● **Work to complete**
Please retype the records below exactly, leaving out any pictures.

Dataset entries:
++++++++
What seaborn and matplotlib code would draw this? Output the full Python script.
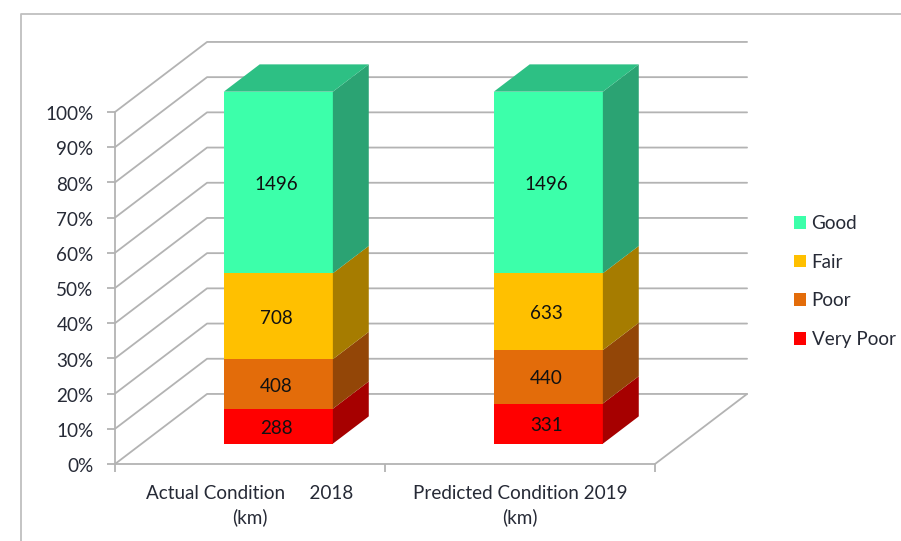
import numpy as np
import pandas as pd
import seaborn as sns
import matplotlib.pyplot as plt
from matplotlib.lines import Line2D
from matplotlib.patches import Patch, Polygon
from matplotlib.transforms import ScaledTranslation

categories = ["Actual Condition     2018\n(km)", "Predicted Condition 2019\n(km)"]
good = [1496, 1496]
fair = [708, 633]
poor = [408, 440]
very_poor = [288, 331]

series_names = ["Very Poor", "Poor", "Fair", "Good"]
series_values = [very_poor, poor, fair, good]
front_colors = ["#FF0000", "#E36C0A", "#FFC000", "#3CFFAA"]
side_colors = ["#A60000", "#934607", "#A67C00", "#2BA373"]
top_color = "#2DC084"
grid_color = "#B3B3B3"
text_color = "#262A36"
font_size = 13.6

sns.set_style("white")
plt.rcParams["font.family"] = ["Lato", "DejaVu Sans"]

W, H = 901, 541
fig = plt.figure(figsize=(W / 100, H / 100), dpi=100)
ax = fig.add_axes([115 / W, (H - 464) / H, 540 / W, 352 / H])

# fake 3d: depth of the box in data units
depth_x, depth_y = 0.341, 19.9
near, far = 0.29, 0.68
bar_width = 0.404

totals = np.sum(series_values, axis=0)
bar_x = np.arange(len(categories)) + near * depth_x + 0.006
lift = near * depth_y

bottom = np.full(len(categories), lift)
for name, values, front, side in zip(series_names, series_values, front_colors, side_colors):
    pct = 100 * np.array(values) / totals
    df = pd.DataFrame({"x": bar_x, "pct": pct})
    sns.barplot(data=df, x="x", y="pct", native_scale=True, color=front, saturation=1,
                width=bar_width, bottom=bottom, ax=ax, zorder=3, linewidth=0, errorbar=None)
    # side faces and labels
    dx, dy = (far - near) * depth_x, (far - near) * depth_y
    for xc, b, p, v in zip(bar_x, bottom, pct, values):
        r = xc + bar_width / 2
        ax.add_patch(Polygon([(r, b), (r + dx, b + dy), (r + dx, b + p + dy), (r, b + p)],
                             closed=True, fc=side, ec="none", zorder=3, clip_on=False))
        ax.annotate(str(v), (xc, b + p / 2), xytext=(-1.5, -1.5), textcoords="offset points",
                    ha="center", va="center", fontsize=font_size, color="#111111", zorder=5)
    bottom = bottom + pct

# the front faces stick out above 100% because of the lift
for patch in ax.patches:
    patch.set_clip_on(False)

dx, dy = (far - near) * depth_x, (far - near) * depth_y
for xc, top in zip(bar_x, bottom):
    l, r = xc - bar_width / 2, xc + bar_width / 2
    ax.add_patch(Polygon([(l, top), (r, top), (r + dx, top + dy), (l + dx, top + dy)],
                         closed=True, fc=top_color, ec="none", zorder=3, clip_on=False))

ax.set_xlim(-0.5, 1.5)
ax.set_ylim(0, 100)

# walls
for y in range(0, 101, 10):
    ax.plot([-0.5, -0.5 + depth_x, 1.5 + depth_x], [y, y + depth_y, y + depth_y],
            color=grid_color, lw=1.3, clip_on=False, zorder=1)
ax.plot([1.5, 1.5 + depth_x], [0, depth_y], color=grid_color, lw=1.3, clip_on=False, zorder=1)

sns.despine(ax=ax, top=True, right=True)
for side in ["left", "bottom"]:
    ax.spines[side].set_color(grid_color)
    ax.spines[side].set_linewidth(1.3)

ax.set_yticks(range(0, 101, 10))
ax.set_yticklabels([f"{v}%" for v in range(0, 101, 10)])
ax.set_xticks([-0.5, 0.5, 1.5])
ax.set_xticklabels([])
ax.set_xticks([0, 1], minor=True)
ax.set_xticklabels(categories, minor=True, linespacing=1.45)
ax.tick_params(axis="y", left=True, length=6, width=1.3, color=grid_color,
               labelsize=font_size, labelcolor=text_color, pad=9.5)
ax.tick_params(axis="x", which="major", bottom=True, length=6, width=1.3, color=grid_color)
ax.tick_params(axis="x", which="minor", bottom=False, length=0, labelsize=font_size,
               labelcolor=text_color, pad=15)
nudge = ScaledTranslation(0, -0.8 / 72, fig.dpi_scale_trans)
for label in ax.get_yticklabels():
    label.set_transform(label.get_transform() + nudge)
ax.set_xlabel("")
ax.set_ylabel("")
ax.patch.set_alpha(0)

# legend, top series first
handles = [Patch(fc=c, ec="none", label=n) for n, c in zip(series_names[::-1], front_colors[::-1])]
fig.legend(handles=handles, loc="center left", bbox_to_anchor=(794 / W, 1 - 281.5 / H),
           frameon=False, fontsize=font_size, labelcolor=text_color, handlelength=0.65,
           handleheight=0.65, handletextpad=0.28, labelspacing=1.15, borderpad=0, borderaxespad=0)

# chart area border (only left and top are in the picture)
fig.add_artist(Line2D([21 / W, 21 / W, 1], [0, 1 - 14 / H, 1 - 14 / H], color="#BFBFBF", lw=1.3))

fig.savefig("out.png", dpi=100, facecolor="white")
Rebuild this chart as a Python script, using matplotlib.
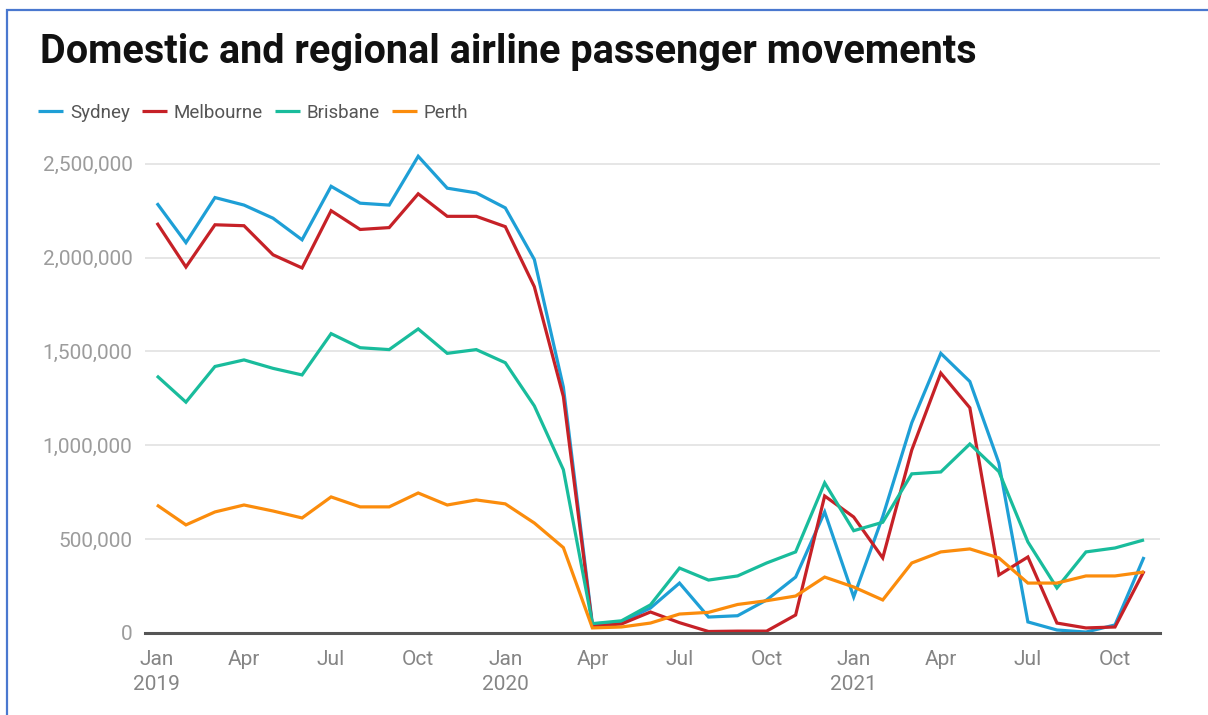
++++++++
● **Right answer**
What seaborn and matplotlib code would draw this? Output the full Python script.
import numpy as np
import pandas as pd
import seaborn as sns
import matplotlib.pyplot as plt
from matplotlib.lines import Line2D
from matplotlib.patches import Patch, Polygon
from matplotlib.transforms import ScaledTranslation

categories = ["Actual Condition     2018\n(km)", "Predicted Condition 2019\n(km)"]
good = [1496, 1496]
fair = [708, 633]
poor = [408, 440]
very_poor = [288, 331]

series_names = ["Very Poor", "Poor", "Fair", "Good"]
series_values = [very_poor, poor, fair, good]
front_colors = ["#FF0000", "#E36C0A", "#FFC000", "#3CFFAA"]
side_colors = ["#A60000", "#934607", "#A67C00", "#2BA373"]
top_color = "#2DC084"
grid_color = "#B3B3B3"
text_color = "#262A36"
font_size = 13.6

sns.set_style("white")
plt.rcParams["font.family"] = ["Lato", "DejaVu Sans"]

W, H = 901, 541
fig = plt.figure(figsize=(W / 100, H / 100), dpi=100)
ax = fig.add_axes([115 / W, (H - 464) / H, 540 / W, 352 / H])

# fake 3d: depth of the box in data units
depth_x, depth_y = 0.341, 19.9
near, far = 0.29, 0.68
bar_width = 0.404

totals = np.sum(series_values, axis=0)
bar_x = np.arange(len(categories)) + near * depth_x + 0.006
lift = near * depth_y

bottom = np.full(len(categories), lift)
for name, values, front, side in zip(series_names, series_values, front_colors, side_colors):
    pct = 100 * np.array(values) / totals
    df = pd.DataFrame({"x": bar_x, "pct": pct})
    sns.barplot(data=df, x="x", y="pct", native_scale=True, color=front, saturation=1,
                width=bar_width, bottom=bottom, ax=ax, zorder=3, linewidth=0, errorbar=None)
    # side faces and labels
    dx, dy = (far - near) * depth_x, (far - near) * depth_y
    for xc, b, p, v in zip(bar_x, bottom, pct, values):
        r = xc + bar_width / 2
        ax.add_patch(Polygon([(r, b), (r + dx, b + dy), (r + dx, b + p + dy), (r, b + p)],
                             closed=True, fc=side, ec="none", zorder=3, clip_on=False))
        ax.annotate(str(v), (xc, b + p / 2), xytext=(-1.5, -1.5), textcoords="offset points",
                    ha="center", va="center", fontsize=font_size, color="#111111", zorder=5)
    bottom = bottom + pct

# the front faces stick out above 100% because of the lift
for patch in ax.patches:
    patch.set_clip_on(False)

dx, dy = (far - near) * depth_x, (far - near) * depth_y
for xc, top in zip(bar_x, bottom):
    l, r = xc - bar_width / 2, xc + bar_width / 2
    ax.add_patch(Polygon([(l, top), (r, top), (r + dx, top + dy), (l + dx, top + dy)],
                         closed=True, fc=top_color, ec="none", zorder=3, clip_on=False))

ax.set_xlim(-0.5, 1.5)
ax.set_ylim(0, 100)

# walls
for y in range(0, 101, 10):
    ax.plot([-0.5, -0.5 + depth_x, 1.5 + depth_x], [y, y + depth_y, y + depth_y],
            color=grid_color, lw=1.3, clip_on=False, zorder=1)
ax.plot([1.5, 1.5 + depth_x], [0, depth_y], color=grid_color, lw=1.3, clip_on=False, zorder=1)

sns.despine(ax=ax, top=True, right=True)
for side in ["left", "bottom"]:
    ax.spines[side].set_color(grid_color)
    ax.spines[side].set_linewidth(1.3)

ax.set_yticks(range(0, 101, 10))
ax.set_yticklabels([f"{v}%" for v in range(0, 101, 10)])
ax.set_xticks([-0.5, 0.5, 1.5])
ax.set_xticklabels([])
ax.set_xticks([0, 1], minor=True)
ax.set_xticklabels(categories, minor=True, linespacing=1.45)
ax.tick_params(axis="y", left=True, length=6, width=1.3, color=grid_color,
               labelsize=font_size, labelcolor=text_color, pad=9.5)
ax.tick_params(axis="x", which="major", bottom=True, length=6, width=1.3, color=grid_color)
ax.tick_params(axis="x", which="minor", bottom=False, length=0, labelsize=font_size,
               labelcolor=text_color, pad=15)
nudge = ScaledTranslation(0, -0.8 / 72, fig.dpi_scale_trans)
for label in ax.get_yticklabels():
    label.set_transform(label.get_transform() + nudge)
ax.set_xlabel("")
ax.set_ylabel("")
ax.patch.set_alpha(0)

# legend, top series first
handles = [Patch(fc=c, ec="none", label=n) for n, c in zip(series_names[::-1], front_colors[::-1])]
fig.legend(handles=handles, loc="center left", bbox_to_anchor=(794 / W, 1 - 281.5 / H),
           frameon=False, fontsize=font_size, labelcolor=text_color, handlelength=0.65,
           handleheight=0.65, handletextpad=0.28, labelspacing=1.15, borderpad=0, borderaxespad=0)

# chart area border (only left and top are in the picture)
fig.add_artist(Line2D([21 / W, 21 / W, 1], [0, 1 - 14 / H, 1 - 14 / H], color="#BFBFBF", lw=1.3))

fig.savefig("out.png", dpi=100, facecolor="white")
Rebuild this chart as a Python script, using matplotlib.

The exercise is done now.